--- start SUPPLIED DATA ---
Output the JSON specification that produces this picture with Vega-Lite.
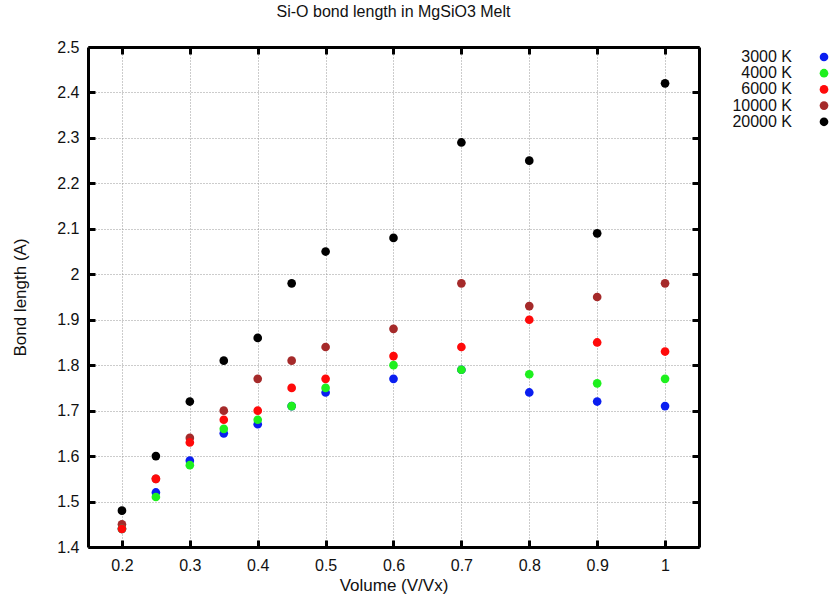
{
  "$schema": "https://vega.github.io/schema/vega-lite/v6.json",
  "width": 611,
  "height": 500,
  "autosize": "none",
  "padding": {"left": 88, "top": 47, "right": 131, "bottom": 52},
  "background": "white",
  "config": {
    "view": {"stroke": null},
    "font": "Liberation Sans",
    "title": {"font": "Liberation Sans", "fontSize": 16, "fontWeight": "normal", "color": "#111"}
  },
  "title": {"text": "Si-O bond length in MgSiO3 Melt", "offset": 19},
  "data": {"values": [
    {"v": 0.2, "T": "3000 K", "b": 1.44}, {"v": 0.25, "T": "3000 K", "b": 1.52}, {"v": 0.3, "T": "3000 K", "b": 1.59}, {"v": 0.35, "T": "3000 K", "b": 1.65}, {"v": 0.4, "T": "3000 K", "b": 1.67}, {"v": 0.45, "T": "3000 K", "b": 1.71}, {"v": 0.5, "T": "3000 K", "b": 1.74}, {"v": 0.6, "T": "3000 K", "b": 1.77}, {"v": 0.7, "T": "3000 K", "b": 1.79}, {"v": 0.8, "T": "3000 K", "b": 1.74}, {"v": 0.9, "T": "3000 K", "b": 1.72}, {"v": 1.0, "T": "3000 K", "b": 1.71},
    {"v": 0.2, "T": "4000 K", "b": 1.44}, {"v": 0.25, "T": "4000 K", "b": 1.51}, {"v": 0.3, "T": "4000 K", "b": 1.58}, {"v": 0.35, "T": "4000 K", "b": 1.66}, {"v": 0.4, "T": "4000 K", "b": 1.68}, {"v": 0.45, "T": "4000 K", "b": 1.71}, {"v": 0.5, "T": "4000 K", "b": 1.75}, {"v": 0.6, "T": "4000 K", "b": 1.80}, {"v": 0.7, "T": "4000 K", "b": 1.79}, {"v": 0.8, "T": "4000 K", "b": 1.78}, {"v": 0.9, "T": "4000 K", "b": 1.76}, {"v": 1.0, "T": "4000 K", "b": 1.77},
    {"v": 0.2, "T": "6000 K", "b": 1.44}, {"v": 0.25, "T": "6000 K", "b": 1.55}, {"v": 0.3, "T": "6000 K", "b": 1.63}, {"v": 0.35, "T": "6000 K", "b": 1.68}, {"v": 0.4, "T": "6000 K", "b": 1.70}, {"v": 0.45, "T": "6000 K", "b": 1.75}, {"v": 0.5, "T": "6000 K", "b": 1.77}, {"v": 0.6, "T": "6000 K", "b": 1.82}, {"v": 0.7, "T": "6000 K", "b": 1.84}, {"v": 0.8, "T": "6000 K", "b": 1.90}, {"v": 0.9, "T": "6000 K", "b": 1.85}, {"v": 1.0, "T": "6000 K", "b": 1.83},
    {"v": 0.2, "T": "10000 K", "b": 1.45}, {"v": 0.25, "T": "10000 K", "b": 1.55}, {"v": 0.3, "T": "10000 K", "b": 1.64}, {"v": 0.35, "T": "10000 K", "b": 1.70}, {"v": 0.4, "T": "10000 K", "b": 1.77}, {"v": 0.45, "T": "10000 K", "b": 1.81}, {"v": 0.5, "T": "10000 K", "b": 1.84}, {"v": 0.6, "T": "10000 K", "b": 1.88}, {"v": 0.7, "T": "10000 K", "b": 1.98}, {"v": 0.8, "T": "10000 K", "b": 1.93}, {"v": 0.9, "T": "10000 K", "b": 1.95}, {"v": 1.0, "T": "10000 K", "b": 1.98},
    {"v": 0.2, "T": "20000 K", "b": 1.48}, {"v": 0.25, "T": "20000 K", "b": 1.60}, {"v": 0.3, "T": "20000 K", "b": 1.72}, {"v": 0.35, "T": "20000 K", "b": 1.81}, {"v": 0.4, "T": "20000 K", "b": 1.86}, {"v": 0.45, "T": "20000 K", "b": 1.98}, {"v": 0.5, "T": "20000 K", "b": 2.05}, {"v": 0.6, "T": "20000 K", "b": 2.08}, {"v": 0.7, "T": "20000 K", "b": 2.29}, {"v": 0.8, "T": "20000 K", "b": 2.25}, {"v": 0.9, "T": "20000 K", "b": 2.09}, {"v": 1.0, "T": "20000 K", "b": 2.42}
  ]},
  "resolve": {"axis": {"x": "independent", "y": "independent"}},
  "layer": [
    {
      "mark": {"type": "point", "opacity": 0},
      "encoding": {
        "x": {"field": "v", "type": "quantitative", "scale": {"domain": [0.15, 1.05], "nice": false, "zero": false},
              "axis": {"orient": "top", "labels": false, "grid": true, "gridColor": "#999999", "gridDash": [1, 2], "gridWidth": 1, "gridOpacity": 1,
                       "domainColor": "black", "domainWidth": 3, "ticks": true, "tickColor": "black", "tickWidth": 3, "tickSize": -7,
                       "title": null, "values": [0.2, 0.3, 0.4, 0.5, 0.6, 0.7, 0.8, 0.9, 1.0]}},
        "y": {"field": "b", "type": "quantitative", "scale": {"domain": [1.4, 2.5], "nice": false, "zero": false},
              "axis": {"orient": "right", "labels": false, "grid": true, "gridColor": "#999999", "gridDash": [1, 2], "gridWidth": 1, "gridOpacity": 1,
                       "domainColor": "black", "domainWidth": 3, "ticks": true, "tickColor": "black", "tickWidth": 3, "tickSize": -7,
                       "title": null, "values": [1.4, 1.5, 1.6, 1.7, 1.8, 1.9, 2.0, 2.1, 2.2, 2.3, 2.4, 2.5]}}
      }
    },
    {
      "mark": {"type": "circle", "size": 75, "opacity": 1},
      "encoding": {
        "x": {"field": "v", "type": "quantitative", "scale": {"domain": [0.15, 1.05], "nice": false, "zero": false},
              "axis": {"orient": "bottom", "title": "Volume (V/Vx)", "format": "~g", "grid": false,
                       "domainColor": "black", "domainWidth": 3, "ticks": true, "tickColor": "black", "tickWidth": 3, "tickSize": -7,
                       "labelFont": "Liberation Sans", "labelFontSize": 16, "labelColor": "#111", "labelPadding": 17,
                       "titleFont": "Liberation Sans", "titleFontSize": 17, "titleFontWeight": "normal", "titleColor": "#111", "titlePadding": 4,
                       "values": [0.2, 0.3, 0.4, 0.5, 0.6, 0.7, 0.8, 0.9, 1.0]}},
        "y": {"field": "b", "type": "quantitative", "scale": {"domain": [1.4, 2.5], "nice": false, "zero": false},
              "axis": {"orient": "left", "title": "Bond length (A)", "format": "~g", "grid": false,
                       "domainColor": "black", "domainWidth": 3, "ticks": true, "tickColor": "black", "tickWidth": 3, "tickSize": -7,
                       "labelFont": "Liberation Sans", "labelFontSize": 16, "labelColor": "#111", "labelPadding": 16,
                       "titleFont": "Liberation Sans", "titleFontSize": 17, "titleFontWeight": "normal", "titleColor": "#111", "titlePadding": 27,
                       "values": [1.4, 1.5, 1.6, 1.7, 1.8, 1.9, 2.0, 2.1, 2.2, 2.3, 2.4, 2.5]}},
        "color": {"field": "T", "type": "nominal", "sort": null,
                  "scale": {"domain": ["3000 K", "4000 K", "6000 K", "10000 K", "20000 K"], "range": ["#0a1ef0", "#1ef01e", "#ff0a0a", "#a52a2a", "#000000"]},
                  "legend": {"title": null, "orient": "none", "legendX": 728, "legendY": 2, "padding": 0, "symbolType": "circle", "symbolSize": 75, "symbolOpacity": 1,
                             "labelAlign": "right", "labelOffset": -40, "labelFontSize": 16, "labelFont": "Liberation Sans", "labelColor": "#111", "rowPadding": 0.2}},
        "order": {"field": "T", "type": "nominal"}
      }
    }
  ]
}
--- end SUPPLIED DATA ---
Write out the listing above exactly as it stands, pictures excluded.

• THE SOLUTION
Output the JSON specification that produces this picture with Vega-Lite.
{
  "$schema": "https://vega.github.io/schema/vega-lite/v6.json",
  "width": 611,
  "height": 500,
  "autosize": "none",
  "padding": {"left": 88, "top": 47, "right": 131, "bottom": 52},
  "background": "white",
  "config": {
    "view": {"stroke": null},
    "font": "Liberation Sans",
    "title": {"font": "Liberation Sans", "fontSize": 16, "fontWeight": "normal", "color": "#111"}
  },
  "title": {"text": "Si-O bond length in MgSiO3 Melt", "offset": 19},
  "data": {"values": [
    {"v": 0.2, "T": "3000 K", "b": 1.44}, {"v": 0.25, "T": "3000 K", "b": 1.52}, {"v": 0.3, "T": "3000 K", "b": 1.59}, {"v": 0.35, "T": "3000 K", "b": 1.65}, {"v": 0.4, "T": "3000 K", "b": 1.67}, {"v": 0.45, "T": "3000 K", "b": 1.71}, {"v": 0.5, "T": "3000 K", "b": 1.74}, {"v": 0.6, "T": "3000 K", "b": 1.77}, {"v": 0.7, "T": "3000 K", "b": 1.79}, {"v": 0.8, "T": "3000 K", "b": 1.74}, {"v": 0.9, "T": "3000 K", "b": 1.72}, {"v": 1.0, "T": "3000 K", "b": 1.71},
    {"v": 0.2, "T": "4000 K", "b": 1.44}, {"v": 0.25, "T": "4000 K", "b": 1.51}, {"v": 0.3, "T": "4000 K", "b": 1.58}, {"v": 0.35, "T": "4000 K", "b": 1.66}, {"v": 0.4, "T": "4000 K", "b": 1.68}, {"v": 0.45, "T": "4000 K", "b": 1.71}, {"v": 0.5, "T": "4000 K", "b": 1.75}, {"v": 0.6, "T": "4000 K", "b": 1.80}, {"v": 0.7, "T": "4000 K", "b": 1.79}, {"v": 0.8, "T": "4000 K", "b": 1.78}, {"v": 0.9, "T": "4000 K", "b": 1.76}, {"v": 1.0, "T": "4000 K", "b": 1.77},
    {"v": 0.2, "T": "6000 K", "b": 1.44}, {"v": 0.25, "T": "6000 K", "b": 1.55}, {"v": 0.3, "T": "6000 K", "b": 1.63}, {"v": 0.35, "T": "6000 K", "b": 1.68}, {"v": 0.4, "T": "6000 K", "b": 1.70}, {"v": 0.45, "T": "6000 K", "b": 1.75}, {"v": 0.5, "T": "6000 K", "b": 1.77}, {"v": 0.6, "T": "6000 K", "b": 1.82}, {"v": 0.7, "T": "6000 K", "b": 1.84}, {"v": 0.8, "T": "6000 K", "b": 1.90}, {"v": 0.9, "T": "6000 K", "b": 1.85}, {"v": 1.0, "T": "6000 K", "b": 1.83},
    {"v": 0.2, "T": "10000 K", "b": 1.45}, {"v": 0.25, "T": "10000 K", "b": 1.55}, {"v": 0.3, "T": "10000 K", "b": 1.64}, {"v": 0.35, "T": "10000 K", "b": 1.70}, {"v": 0.4, "T": "10000 K", "b": 1.77}, {"v": 0.45, "T": "10000 K", "b": 1.81}, {"v": 0.5, "T": "10000 K", "b": 1.84}, {"v": 0.6, "T": "10000 K", "b": 1.88}, {"v": 0.7, "T": "10000 K", "b": 1.98}, {"v": 0.8, "T": "10000 K", "b": 1.93}, {"v": 0.9, "T": "10000 K", "b": 1.95}, {"v": 1.0, "T": "10000 K", "b": 1.98},
    {"v": 0.2, "T": "20000 K", "b": 1.48}, {"v": 0.25, "T": "20000 K", "b": 1.60}, {"v": 0.3, "T": "20000 K", "b": 1.72}, {"v": 0.35, "T": "20000 K", "b": 1.81}, {"v": 0.4, "T": "20000 K", "b": 1.86}, {"v": 0.45, "T": "20000 K", "b": 1.98}, {"v": 0.5, "T": "20000 K", "b": 2.05}, {"v": 0.6, "T": "20000 K", "b": 2.08}, {"v": 0.7, "T": "20000 K", "b": 2.29}, {"v": 0.8, "T": "20000 K", "b": 2.25}, {"v": 0.9, "T": "20000 K", "b": 2.09}, {"v": 1.0, "T": "20000 K", "b": 2.42}
  ]},
  "resolve": {"axis": {"x": "independent", "y": "independent"}},
  "layer": [
    {
      "mark": {"type": "point", "opacity": 0},
      "encoding": {
        "x": {"field": "v", "type": "quantitative", "scale": {"domain": [0.15, 1.05], "nice": false, "zero": false},
              "axis": {"orient": "top", "labels": false, "grid": true, "gridColor": "#999999", "gridDash": [1, 2], "gridWidth": 1, "gridOpacity": 1,
                       "domainColor": "black", "domainWidth": 3, "ticks": true, "tickColor": "black", "tickWidth": 3, "tickSize": -7,
                       "title": null, "values": [0.2, 0.3, 0.4, 0.5, 0.6, 0.7, 0.8, 0.9, 1.0]}},
        "y": {"field": "b", "type": "quantitative", "scale": {"domain": [1.4, 2.5], "nice": false, "zero": false},
              "axis": {"orient": "right", "labels": false, "grid": true, "gridColor": "#999999", "gridDash": [1, 2], "gridWidth": 1, "gridOpacity": 1,
                       "domainColor": "black", "domainWidth": 3, "ticks": true, "tickColor": "black", "tickWidth": 3, "tickSize": -7,
                       "title": null, "values": [1.4, 1.5, 1.6, 1.7, 1.8, 1.9, 2.0, 2.1, 2.2, 2.3, 2.4, 2.5]}}
      }
    },
    {
      "mark": {"type": "circle", "size": 75, "opacity": 1},
      "encoding": {
        "x": {"field": "v", "type": "quantitative", "scale": {"domain": [0.15, 1.05], "nice": false, "zero": false},
              "axis": {"orient": "bottom", "title": "Volume (V/Vx)", "format": "~g", "grid": false,
                       "domainColor": "black", "domainWidth": 3, "ticks": true, "tickColor": "black", "tickWidth": 3, "tickSize": -7,
                       "labelFont": "Liberation Sans", "labelFontSize": 16, "labelColor": "#111", "labelPadding": 17,
                       "titleFont": "Liberation Sans", "titleFontSize": 17, "titleFontWeight": "normal", "titleColor": "#111", "titlePadding": 4,
                       "values": [0.2, 0.3, 0.4, 0.5, 0.6, 0.7, 0.8, 0.9, 1.0]}},
        "y": {"field": "b", "type": "quantitative", "scale": {"domain": [1.4, 2.5], "nice": false, "zero": false},
              "axis": {"orient": "left", "title": "Bond length (A)", "format": "~g", "grid": false,
                       "domainColor": "black", "domainWidth": 3, "ticks": true, "tickColor": "black", "tickWidth": 3, "tickSize": -7,
                       "labelFont": "Liberation Sans", "labelFontSize": 16, "labelColor": "#111", "labelPadding": 16,
                       "titleFont": "Liberation Sans", "titleFontSize": 17, "titleFontWeight": "normal", "titleColor": "#111", "titlePadding": 27,
                       "values": [1.4, 1.5, 1.6, 1.7, 1.8, 1.9, 2.0, 2.1, 2.2, 2.3, 2.4, 2.5]}},
        "color": {"field": "T", "type": "nominal", "sort": null,
                  "scale": {"domain": ["3000 K", "4000 K", "6000 K", "10000 K", "20000 K"], "range": ["#0a1ef0", "#1ef01e", "#ff0a0a", "#a52a2a", "#000000"]},
                  "legend": {"title": null, "orient": "none", "legendX": 728, "legendY": 2, "padding": 0, "symbolType": "circle", "symbolSize": 75, "symbolOpacity": 1,
                             "labelAlign": "right", "labelOffset": -40, "labelFontSize": 16, "labelFont": "Liberation Sans", "labelColor": "#111", "rowPadding": 0.2}},
        "order": {"field": "T", "type": "nominal"}
      }
    }
  ]
}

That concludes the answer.